* **Stated problem**: The lines from the top of the material below through the line containing "num_font = ['Open" are to be printed exactly, with pictures omitted.

* **Source material**:
** begin **

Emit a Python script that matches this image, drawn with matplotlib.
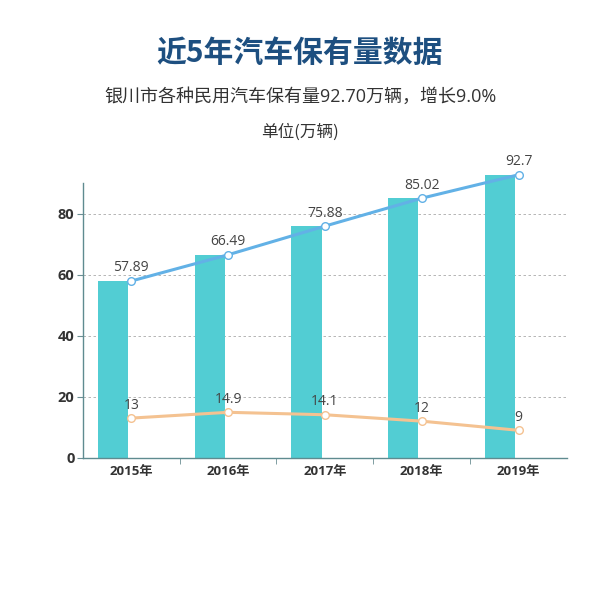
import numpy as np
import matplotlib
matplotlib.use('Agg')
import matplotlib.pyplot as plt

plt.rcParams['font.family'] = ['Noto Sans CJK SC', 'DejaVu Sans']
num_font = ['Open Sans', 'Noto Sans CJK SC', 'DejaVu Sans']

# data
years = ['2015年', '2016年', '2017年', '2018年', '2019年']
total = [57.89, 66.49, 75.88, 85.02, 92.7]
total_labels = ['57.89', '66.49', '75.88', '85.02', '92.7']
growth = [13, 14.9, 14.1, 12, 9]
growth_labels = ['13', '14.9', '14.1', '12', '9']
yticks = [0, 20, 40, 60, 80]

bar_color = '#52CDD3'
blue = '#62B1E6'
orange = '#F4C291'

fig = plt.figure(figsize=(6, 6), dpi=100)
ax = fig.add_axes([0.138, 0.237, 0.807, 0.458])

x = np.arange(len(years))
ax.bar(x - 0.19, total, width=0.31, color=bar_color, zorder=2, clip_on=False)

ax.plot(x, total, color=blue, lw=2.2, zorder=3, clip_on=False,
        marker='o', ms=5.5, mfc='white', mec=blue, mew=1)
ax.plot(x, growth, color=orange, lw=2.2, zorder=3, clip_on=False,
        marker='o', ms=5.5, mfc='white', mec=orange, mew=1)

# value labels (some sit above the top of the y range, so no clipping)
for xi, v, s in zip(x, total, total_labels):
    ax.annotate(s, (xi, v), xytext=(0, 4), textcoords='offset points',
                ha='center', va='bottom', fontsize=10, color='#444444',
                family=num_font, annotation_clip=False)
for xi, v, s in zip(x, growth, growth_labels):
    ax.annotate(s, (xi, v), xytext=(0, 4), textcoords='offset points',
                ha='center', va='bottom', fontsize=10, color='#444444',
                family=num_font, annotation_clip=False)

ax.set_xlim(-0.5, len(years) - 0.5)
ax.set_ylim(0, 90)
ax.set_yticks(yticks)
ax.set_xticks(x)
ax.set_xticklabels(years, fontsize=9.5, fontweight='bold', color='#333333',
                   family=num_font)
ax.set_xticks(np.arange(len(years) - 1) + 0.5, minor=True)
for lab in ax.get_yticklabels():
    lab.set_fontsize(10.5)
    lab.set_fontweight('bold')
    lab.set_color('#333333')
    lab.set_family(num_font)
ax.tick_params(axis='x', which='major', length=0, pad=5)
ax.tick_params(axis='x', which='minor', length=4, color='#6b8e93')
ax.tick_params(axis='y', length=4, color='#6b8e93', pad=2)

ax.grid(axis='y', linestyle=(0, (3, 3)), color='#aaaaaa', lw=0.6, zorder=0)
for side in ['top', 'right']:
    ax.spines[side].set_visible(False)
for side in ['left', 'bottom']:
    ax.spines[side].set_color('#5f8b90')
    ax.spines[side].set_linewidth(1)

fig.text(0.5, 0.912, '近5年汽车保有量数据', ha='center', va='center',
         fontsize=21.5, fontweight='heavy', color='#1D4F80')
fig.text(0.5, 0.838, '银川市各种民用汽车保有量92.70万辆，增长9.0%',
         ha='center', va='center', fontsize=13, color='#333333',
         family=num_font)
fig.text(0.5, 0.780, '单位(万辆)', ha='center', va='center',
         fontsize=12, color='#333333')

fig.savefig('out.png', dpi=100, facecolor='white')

** end **

* **Full solution**:
Emit a Python script that matches this image, drawn with matplotlib.
import numpy as np
import matplotlib
matplotlib.use('Agg')
import matplotlib.pyplot as plt

plt.rcParams['font.family'] = ['Noto Sans CJK SC', 'DejaVu Sans']
num_font = ['Open Sans', 'Noto Sans CJK SC', 'DejaVu Sans']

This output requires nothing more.